The Roar
The Roar


New third tier will save club rugby, not kill it

ARU CEO Bill Pulver will need more than a few glamour shots to fix the game in Australia. (Image: Supplied)
Roar Guru
27th November, 2013
5101 Reads

Australian rugby is re-implementing a third tier, as ARU CEO Bill Pulver announced from Edinburgh this week that a new national competition of between eight and 10 teams will commence next year.

Club rugby tournaments around Australia will be brought forward to run concurrently with Super Rugby and the new National Rugby Championship (NRC) will run from mid-August, at the same time as the Rugby Championship.

The competition will use a two month round robin format, followed by a two week finals series.

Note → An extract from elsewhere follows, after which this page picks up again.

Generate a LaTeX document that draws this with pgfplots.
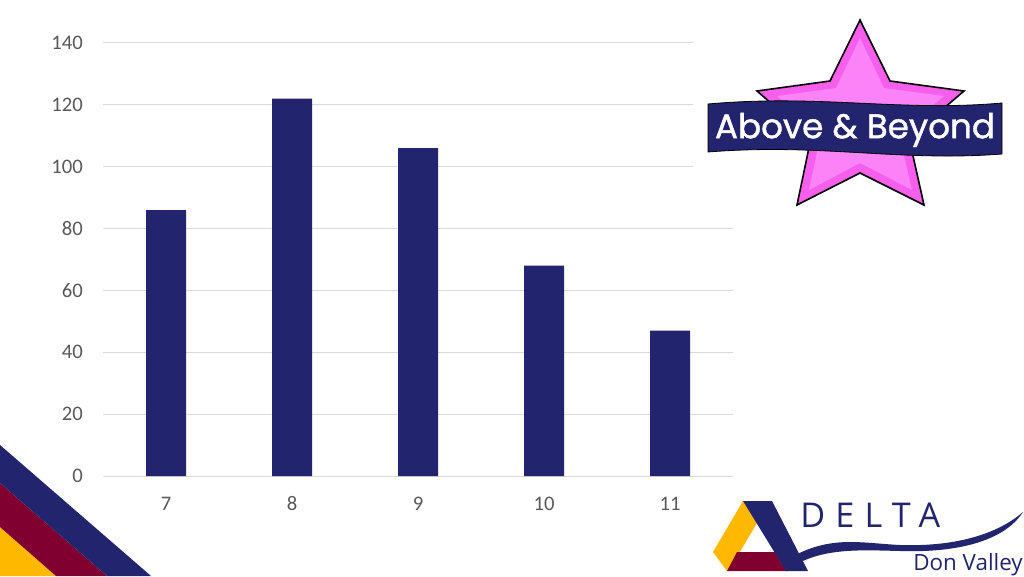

The ARU are in negotiations with Fox Sports, meaning the competition is likely to remain on pay TV rather than be seen on free-to-air.

A tender process will be used to confirm who the sides are and what regions they will represent. Canberra, Perth and Melbourne are confirmed for teams along, with the Sydney and Brisbane heartlands.

Western Sydney will be seen as a key distinct region within Sydney.

Pulver has used the term “regional” in his description of where sides will be based. I infer this to mean that existing club teams will not be candidates for the new competition, as any side being entered must be able to gather support from a region.

Most Roarers commenting on the news were pleased to hear it; others were clearly waiting for more detail, while a vocal minority were concerned that this announcement is the death knell for club rugby.

I think it will actually save club rugby.


The Shute Shield has been dominated for too long by Sydney University, Eastwood and –although they have been off the boil the last couple of years – Randwick. Southern Districts are pushing to join that elite group, but need a few more years of strong performance before they qualify.

In Canberra, the Tuggeranong Vikings and recently Queenbeyan have been on top.

In Queensland Premier Rugby, the competition has been shared around quite well in modern times. Since 1946, however, Brothers and University of Queensland have won the premiership 20 times each and been runners up 11 and 16 times respectively.

Too often in the club competitions we have seen unfair advantages allowing the top players to be collated into a single team.

Sydney University in particular have attracted the ire of the rest of the Shute Shield competition with the fact that they only need to be in striking distance of the leaders to then dominate once their Super Rugby players return.

The club competitions are now going to have to be won by the same players that played the season. We won’t have an influx of Super players coming in for the last few matches and changing the entire complexion of the tournament.

Clubs that have been sending themselves broke trying to compete with the big boys will be on a more level playing field. If Pulver has his way this level of rugby will become fully amateur again, evening things out further.

The best players from the club competition will then get what this country has been crying out for – a concentrated competition with the non-Wallaby Super players. We’ll get a chance to see these players develop rather than having them sitting in extended playing squads.


Bench and squad players from Super teams will mix it with the rising talent and they will all be trying to make a name for themselves against the more established names in the competition.

The regular starters at Super level will be looking to distinguish themselves and push for call-ups into the national side, while Wallabies returning from injury will have a place to prove their form and fitness rather than throwing them back into the international deep end.

I’m very excited by the news. I think it is going to be great for developing talent in this country by giving the best of our club players the chance to perform at a higher level.

I think it will be great for club rugby to return to its roots of being the community-based feeder system to representative levels.

Most importantly, it will relieve the pressure on clubs that are struggling to survive under the current model.

I’d just prefer it if they get it on free-to-air television.

What do you think Roarers? I’m particularly keen to hear from those against what Pulver has proposed, as I don’t see the down side for club rugby that a few of you have claimed.